De koninklijke weg van de bijbelse theologie

logo-idW-oud

De koninklijke weg van de bijbelse theologie

Vijftig jaar geleden verscheen ‘Der königliche Mensch’ van Karl Barth, als een passage in de Verzoeningsleer. Het was een versie van ‘de synoptische Jezus’: een overzicht in vogelvlucht van de verhalen over Jezus zoals Marcus, Mattheus en Lucas die bieden. Het was de bedoeling om een indruk te geven van de mens Jezus in zijn confronterende werking. En, voor mij zelf gesproken, het werkte. Het is één van die fragmenten uit de Kirchliche Dogmatik die mij de jaren door hebben begeleid als stille kracht. Het zat er vanaf het begin in. Bert ter Schegget ontleende er de titel aan voor één van zijn boeken: ‘Partijgangers der armen’. Aan de faculteit in Amsterdam ontbrandde eind jaren zestig een discussie tussen de toenmalige dogmaticus Van Niftrik en Dick Boer over de interpretatie van wat Barth daar schijnbaar onschuldig noemde: ‘het gematigde conservatisme’ van Jezus. Frans Breukelman ademde op omdat hier het motief van de vorstelijke mens neergezet werd in een tijd waarin de mens bezig was zichzelf te verliezen. Hier geen zich zelf wegcijferende, altruïstische, het lijden koesterende knecht, maar een mens die moedig en vrij op eigen benen staat. Met deze boodschap in mijn rugzakje durfde ik wel op weg te gaan. Onderweg erodeerde het ‘Jezusbeeld’ van de jaren vijftig. Het werkte, maar wel steeds meer als stille kracht. Toen Nico Bakker enkele jaren geleden een vertaling en bewerking van deze ooit zo sensationele tekst bezorgde, beschouwde ik dat dan ook als een aanleiding om me opnieuw af te vragen: wat doet het me en wat doe ik er nu mee? Een paar opmerkingen.

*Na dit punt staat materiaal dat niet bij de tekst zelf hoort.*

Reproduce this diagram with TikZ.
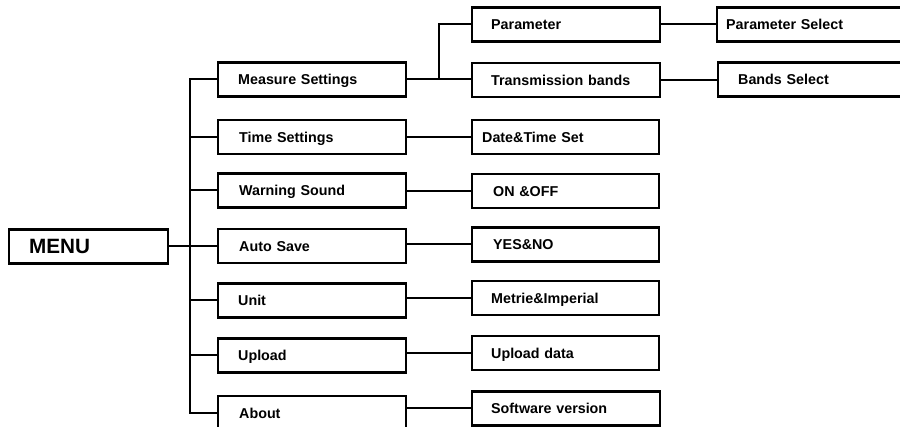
\documentclass[tikz,border=0pt]{standalone}
\usepackage{fontspec}
\setmainfont{Liberation Sans}
\usetikzlibrary{positioning}

\begin{document}
\begin{tikzpicture}[x=1pt, y=-1pt, line join=miter,
		itembox/.style 2 args={draw, line width=2.4pt, anchor=west, align=left,
			minimum height=34pt, inner xsep=#2pt, text width=#1pt,
			text height=10.3pt, text depth=0pt,
			font=\bfseries\fontsize{14.3}{16}\selectfont},
		link/.style={draw, line width=2pt}]
		
		% Canvas
		\useasboundingbox (0,0) rectangle (900,427);
		\clip (0,0) rectangle (900,427);
		
		% Bus lines
		\coordinate (bus1) at (190,0);
		\coordinate (bus2) at (439,0);
		
		% 1. Root
		\node[itembox={119}{20}, text height=14.9pt,
		font=\bfseries\fontsize{20.7}{24}\selectfont] (menu) at (8,246.5) {MENU};
		
		% 2. First level
		\node[itembox={148}{20}] (ms) at (217,79.5) {Measure Settings};
		\node[itembox={146}{21}] (ts) at (217,137) {Time Settings};
		\node[itembox={146}{21}] (ws) at (217,190.5) {Warning Sound};
		\node[itembox={146}{21}] (as) at (217,246) {Auto Save};
		\node[itembox={148}{20}] (un) at (217,300.5) {Unit};
		\node[itembox={148}{20}] (up) at (217,355.5) {Upload};
		\node[itembox={146}{21}] (ab) at (217,413) {About};
		
		% 3. Second level
		\node[itembox={150}{19}] (pa) at (471,24.5) {Parameter};
		\node[itembox={150}{19}] (tb) at (471,80) {Transmission bands};
		\node[itembox={167}{10}] (dt) at (471,137) {Date\&Time Set};
		\node[itembox={145}{21}] (on) at (471,191) {ON \&OFF};
		\node[itembox={145}{21}] (yn) at (471,244.5) {YES\&NO};
		\node[itembox={149}{19}] (mi) at (471,298) {Metrie\&Imperial};
		\node[itembox={149}{19}] (ud) at (471,353) {Upload data};
		\node[itembox={150}{19}] (sv) at (471,408.5) {Software version};
		
		% 4. Third level (runs past the right edge)
		\node[itembox={232}{9}] (ps) at (716,24.5) {Parameter Select};
		\node[itembox={210}{20}] (bs) at (717,79.5) {Bands Select};
		
		% 5. Connectors
		\draw[link] (menu.east) -- (menu.east -| as.west);
		\draw[link] (ms.west) -| (bus1 |- ab.west) -- (ab.west);
		\foreach \n in {ts,ws,as,un,up}
		\draw[link] (bus1 |- \n.west) -- (\n.west);
		
		\draw[link] (ms.east) -- (ms.east -| tb.west);
		\draw[link] (pa.west) -| (bus2 |- ms.east);
		\foreach \p/\c in {ts/dt,ws/on,as/yn,un/mi,up/ud,ab/sv}
		\draw[link] (\c.west -| \p.east) -- (\c.west);
		
		\draw[link] (pa.east) -- (ps.west |- pa.east);
		\draw[link] (tb.east) -- (bs.west |- tb.east);
		
	\end{tikzpicture}
\end{document}
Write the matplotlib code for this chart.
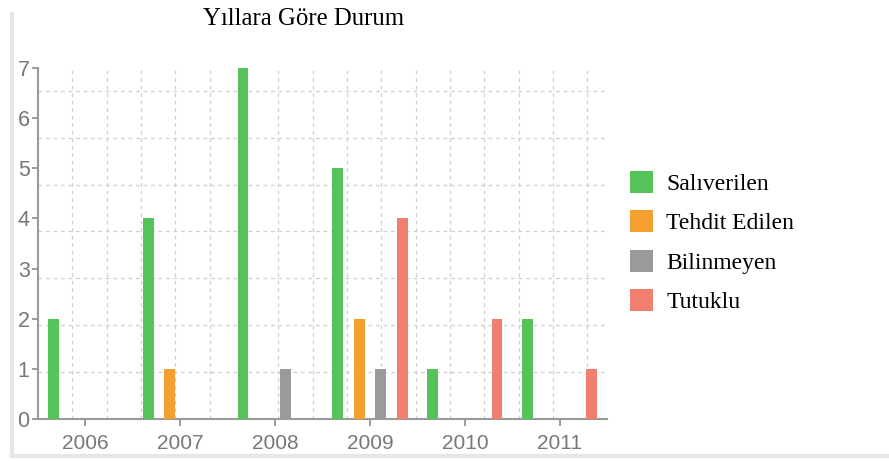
"""Yıllara göre durum: 4 kategorili gruplu çubuk grafik."""
import matplotlib

matplotlib.use("Agg")
import matplotlib.pyplot as plt
import numpy as np
from matplotlib.lines import Line2D
from matplotlib.patches import Patch

years = ["2006", "2007", "2008", "2009", "2010", "2011"]
labels = ["Salıverilen", "Tehdit Edilen", "Bilinmeyen", "Tutuklu"]
saliverilen = [2, 4, 7, 5, 1, 2]
tehdit = [0, 1, 0, 2, 0, 0]
bilinmeyen = [0, 0, 1, 1, 0, 0]
tutuklu = [0, 0, 0, 4, 2, 1]
colors = ["#56c25a", "#f3a031", "#9a9a9a", "#f07f70"]

series = [saliverilen, tehdit, bilinmeyen, tutuklu]
x = np.arange(len(years))
slot = 0.226
width = 0.115

fig = plt.figure(figsize=(8.89, 4.61), dpi=100)
ax = fig.add_axes([0.0427, 0.0911, 0.6403, 0.7614])

for i, (vals, col) in enumerate(zip(series, colors)):
    ax.bar(x + (i - 1.5) * slot, vals, width=width, color=col, zorder=3)

ax.set_xlim(-0.5, len(years) - 0.5)
ax.set_ylim(0, 7)
ax.set_xticks(x)
ax.set_xticklabels(years)
ax.set_yticks(range(0, 8))

# grid çizgileri tick'lerle hizalı değil (orijinaldeki gibi)
ax.set_xticks(-0.5 + 0.362 * np.arange(1, 17), minor=True)
ax.set_yticks(0.935 * np.arange(1, 8), minor=True)
ax.grid(which="minor", color="#cfcfcf", linestyle=(0, (3, 3)), linewidth=0.9, zorder=0)
ax.tick_params(which="minor", length=0)
ax.tick_params(which="major", colors="#8a8a8a", labelcolor="#777777", width=1.2)
ax.tick_params(axis="x", length=5, labelsize=15, pad=6)
ax.tick_params(axis="y", length=4, labelsize=15.5, pad=2)
for lbl in ax.get_xticklabels() + ax.get_yticklabels():
    lbl.set_family("Liberation Sans")

for s in ("top", "right"):
    ax.spines[s].set_visible(False)
for s in ("left", "bottom"):
    ax.spines[s].set_color("#9a9a9a")
    ax.spines[s].set_linewidth(1.5)

fig.text(0.341, 0.958, "Yıllara Göre Durum", ha="center", va="center",
         family="Liberation Serif", fontsize=17.8)

handles = [Patch(facecolor=c, edgecolor="none") for c in colors]
fig.legend(handles, labels, loc="upper left", bbox_to_anchor=(0.685, 0.676),
           frameon=False, prop={"family": "Liberation Serif", "size": 17},
           handlelength=0.98, handleheight=1.05, handletextpad=0.55, labelspacing=0.66)

# ekran görüntüsündeki açık gri çerçeve
fig.add_artist(Line2D([0.014, 0.014], [0.01, 0.97], color="#e6e6e6", lw=3))
fig.add_artist(Line2D([0.014, 1.0], [0.01, 0.01], color="#e6e6e6", lw=3))

fig.savefig("out.png", dpi=100)
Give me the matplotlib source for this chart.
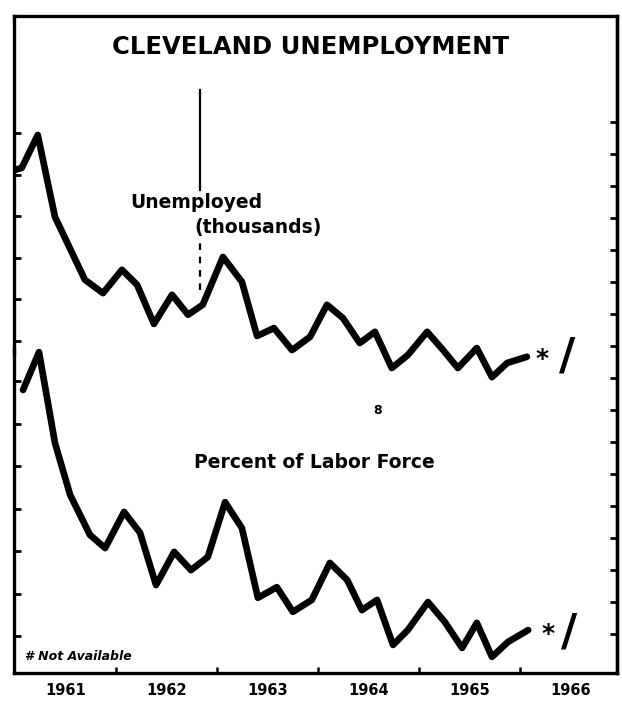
import matplotlib
matplotlib.use("Agg")
import matplotlib.pyplot as plt

# ---------------- data ----------------
# x = months since January 1961
unemp_months = [0.0, 0.8, 2.7, 4.75, 8.3, 10.45, 12.7, 14.5, 16.5, 18.65, 20.55, 22.3,
                24.7, 26.95, 28.75, 30.75, 32.9, 35.05, 37.05, 38.95, 40.95, 42.75,
                44.75, 46.65, 48.95, 50.85, 52.6, 54.85, 56.65, 58.45, 60.8]
unemp_thousands = [71.1, 71.6, 79.5, 59.8, 44.7, 41.5, 47.1, 43.5, 34.1, 41.1, 36.3, 38.7,
                   50.2, 44.2, 31.2, 33.1, 27.8, 31.0, 38.7, 35.5, 29.5, 32.2,
                   23.5, 26.6, 32.2, 27.8, 23.5, 28.3, 21.3, 24.7, 26.2]

pct_months = [0.95, 2.85, 4.75, 6.55, 8.9, 10.7, 12.95, 14.85, 16.75, 18.9, 20.9, 22.9,
              24.95, 26.95, 28.85, 31.1, 33.0, 35.25, 37.4, 39.45, 41.2, 43.0,
              44.9, 46.65, 49.05, 51.05, 53.1, 54.85, 56.65, 58.55, 60.95]
pct_labor_force = [8.8, 9.69, 7.55, 6.33, 5.39, 5.08, 5.93, 5.44, 4.21, 4.99, 4.56, 4.87,
                   6.16, 5.55, 3.91, 4.16, 3.58, 3.86, 4.73, 4.33, 3.62, 3.86,
                   2.8, 3.15, 3.81, 3.34, 2.73, 3.32, 2.52, 2.87, 3.15]

year_labels = ["1961", "1962", "1963", "1964", "1965", "1966"]
unemp_ticks = [30, 40, 50, 60, 70, 80]
pct_ticks = [3, 4, 5, 6, 7, 8, 9]

# ---------------- figure ----------------
W, H = 622, 703
fig = plt.figure(figsize=(W / 100, H / 100), dpi=100)
fig.patch.set_facecolor("white")
rect = [14 / W, 1 - 673 / H, (617 - 14) / W, (673 - 16) / H]

ax = fig.add_axes(rect)
axb = fig.add_axes(rect, facecolor="none")
axr = ax.twinx()

xlim = (-0.12, 71.5)
for a in (ax, axb):
    a.set_xlim(*xlim)
ax.set_ylim(-49.8, 108.1)
axb.set_ylim(2.14, 17.6)
axr.set_ylim(-0.22, 20.31)

LW_FRAME = 2.4
for s in ("top", "bottom", "right", "left"):
    ax.spines[s].set_linewidth(LW_FRAME)
    ax.spines[s].set_color("black")
ax.spines["left"].set_bounds(27.0, 108.1)
for s in ("top", "bottom", "right"):
    axb.spines[s].set_visible(False)
axb.spines["left"].set_linewidth(LW_FRAME)
axb.spines["left"].set_bounds(2.14, 9.78)
for s in ("top", "bottom", "left"):
    axr.spines[s].set_visible(False)
axr.spines["right"].set_linewidth(LW_FRAME)

# ticks
ax.set_yticks(unemp_ticks)
ax.tick_params(axis="y", direction="in", length=5, width=2, labelleft=False, left=True, right=False)
axb.set_yticks(pct_ticks)
axb.tick_params(axis="y", direction="in", length=5, width=2, labelleft=False)
axb.tick_params(axis="x", bottom=False, labelbottom=False)
axr.set_yticks(range(1, 18))
axr.tick_params(axis="y", direction="in", length=5, width=2, labelright=False)

ax.set_xticks([12, 24, 36, 48, 60])
ax.set_xticks([6 + 12 * i for i in range(len(year_labels))], minor=True)
ax.set_xticklabels(year_labels, minor=True, fontsize=10.5, fontweight="heavy", family="DejaVu Sans")
ax.tick_params(axis="x", which="major", direction="in", length=4, width=1.8, labelbottom=False)
ax.tick_params(axis="x", which="minor", length=0, pad=7)

# series
ax.plot(unemp_months, unemp_thousands, color="black", lw=4.8,
        solid_joinstyle="round", solid_capstyle="round", zorder=3)
axb.plot(pct_months, pct_labor_force, color="black", lw=4.8,
         solid_joinstyle="round", solid_capstyle="round", zorder=3)

# not-available markers
bold = dict(fontweight="heavy", family="DejaVu Sans", color="black")
ax.text(62.6, unemp_thousands[-1] - 0.5, "*", fontsize=18, ha="center", va="center", **bold)
axb.text(63.3, pct_labor_force[-1] - 0.1, "*", fontsize=18, ha="center", va="center", **bold)
ax.text(65.6, unemp_thousands[-1] - 0.1, "/", fontsize=32, ha="center", va="center", **bold)
axb.text(65.8, pct_labor_force[-1] - 0.08, "/", fontsize=32, ha="center", va="center", **bold)

# labels
fig.text(310 / W, 1 - 47 / H, "CLEVELAND UNEMPLOYMENT", fontsize=17.5, ha="center", va="center", **bold)
fig.text(130 / W, 1 - 203 / H, "Unemployed", fontsize=13.5, ha="left", va="center", **bold)
fig.text(194 / W, 1 - 228 / H, "(thousands)", fontsize=13.5, ha="left", va="center", **bold)
fig.text(314 / W, 1 - 462 / H, "Percent of Labor Force", fontsize=13.5, ha="center", va="center", **bold)
fig.text(378 / W, 1 - 410 / H, "8", fontsize=9, ha="center", va="center", **bold)
fig.text(25 / W, 1 - 657 / H, "# Not Available", fontsize=9, ha="left", va="center",
         fontstyle="italic", fontweight="heavy", family="DejaVu Sans")

# vertical dash marker from the original print
ax.axvline(22.0, ymin=1 - (190 - 16) / 657, ymax=1 - (90 - 16) / 657, color="black", lw=1.6)
ax.axvline(22.0, ymin=1 - (290 - 16) / 657, ymax=1 - (240 - 16) / 657, color="black", lw=1.6,
           linestyle=(0, (3, 3)))

fig.savefig("out.png", dpi=100, facecolor="white")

1. -Het doet me wat dat Karl Barth het thema opneemt van zijn vader, de nieuwtestamenticus Fritz Barth.

Terecht zegt zijn biograaf E. Busch dat Karl Barth in het bewuste fragment het thema opneemt, dat omstreeks 1900 een grote rol speelde, namelijk het thema van het ‘Leben Jesu’. Maar dat is me nog te algemeen gezegd. Het hart van de zoon wendt zich hier tot de vader. Voor me ligt het boek van Fritz Barth Die Hauptprobleme des Lebens Jesu. Eine geschichtliche Untersuchung. Tussen 1899 en 1911 was het verschillende malen herdrukt en Peter Barth had het na zijn dood nog eens uitgegeven in 1917. Het boek sluit aan bij het toenmalig historisch onderzoek naar het leven van Jezus. Maar het is duidelijk dat Fritz Barth een subtiele positie inneemt waardoor hij niet alleen enige afstand bewaart van orthodox-dogmatische maar ook van de liberale historisch-kritische facties. Dat laatste verleidt hem tot uitspraken over de wonderen in het evangelie, zoals: ‘De vraag is niet wat er gebeurd kan zijn, maar wat blijkt te zijn gebeurd en hoe we daarover onze mening geven’ (104). En aan het eind van zijn studie over Jezus zegt hij ronduit: ‘De zin en het doel van alle bijbelonderzoek en theologie is dat Jezus ons in alle bijzonderheden van zijn leven als de volkomen openbaring van God aan onze generatie duidelijk wordt’ (253/254). Door deze positiekeuze werd hij in de theologische discussie gemarginaliseerd. ‘Hij werd niet gezien en enigszins geminacht’ zoals zijn zoon Karl schreef (Nachwort Schleiermacher Auswahl, 1968, 295). En die zoon betrapte zichzelf op een sterke neiging om zijn vader te rehabiliteren. Daarom ben ik zo vrij om ‘Der königliche Mensch’ te beschouwen als een stilzwijgende poging om het ‘Leben Jesu’ van zijn vader op te nemen en op nieuwe wijze te verwerken. Het gaat beslist niet om een slaafse navolging. Het is een volstrekt eigen ontwerp. Maar het thema zit in zijn hoofd. En misschien trilt die verbinding zelfs tot in zijn taalgebruik mee, bijvoorbeeld wanneer Karl Barth over Jezus zegt, dat hij ‘niet gezien…en geminacht werd.’(K.D. IV, 2, 186). Hoe dan ook, het doet me wat dat hij het negentiende-eeuwse motief van het leven van Jezus niet beschaamd van zich afhoudt, maar als een nalatenschap opneemt en verwerkt.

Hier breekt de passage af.